Three Things Markets do:
1. Breakout and Trend.
2. Breakout and Reverse (False Breakout).
3. Trading Range (High and Low).
 
 
Principle 3:     Momentum Precedes Price
Momentum – force of buying/selling pressure – leads price in that new momentum highs have higher probability of resulting in a new price high following the next reaction against that momentum high. Stated differently, expect a new price high following a new momentum high reading on momentum indicators (including MACD, momentum, rate of change). A gap may also serve as a momentum indicator. Some of the highest probability trades occur after the first reaction following a new momentum high in a freshly confirmed trend. Also, be aware that momentum highs following a trend exhaustion point are invalidated by principle #2. Never establish a position in the direction of the original trend following a clear exhaustion point.
 
Principle 4:     Price Alternates Between Range Expansion and Range Contraction
Price tends to consolidate (trend sideways) much more frequently than it expands (breakouts).
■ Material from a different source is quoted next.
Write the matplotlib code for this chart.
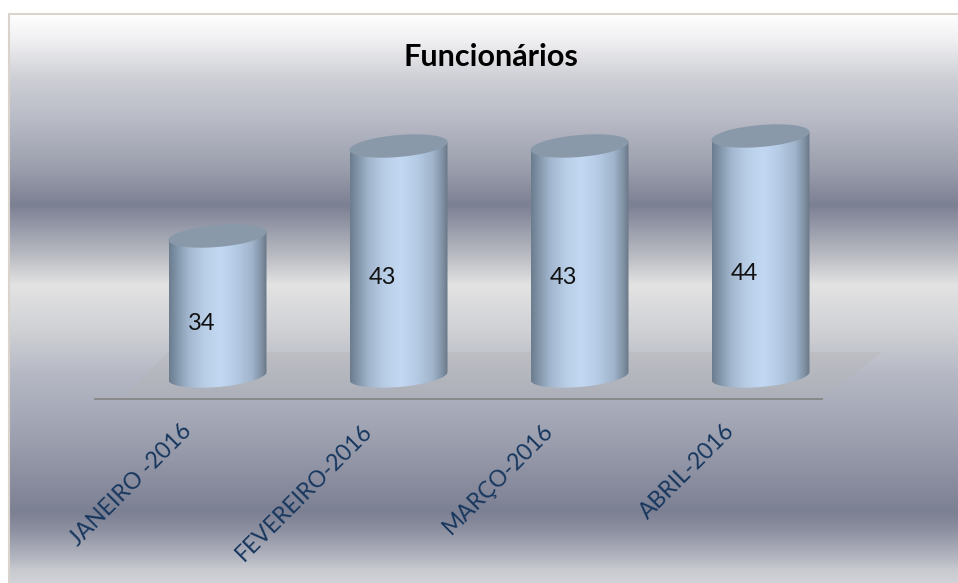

Consolidation indicates equilibrium points where buyers and sellers are satisfied (efficiency) and expansion indicates disequilibrium and imbalance (inefficiency) between buyers and sellers. It is much easier to predict volatility changes than price, as price-directional prediction (breakout) following a low-volatility environment is almost impossible. Though low volatility environments are difficult to predict, they provide some of the best risk/reward trades possible (when you play for a very large target when your initial stop is very small – think NR-7 Bars).

Various strategies can be developed that take advantages of these principles. In fact, almost all sensible trades base their origin in at least one of these market principles: breakout strategies, retracement strategies, trend trading, momentum trading, swing trading, etc. across all timeframes.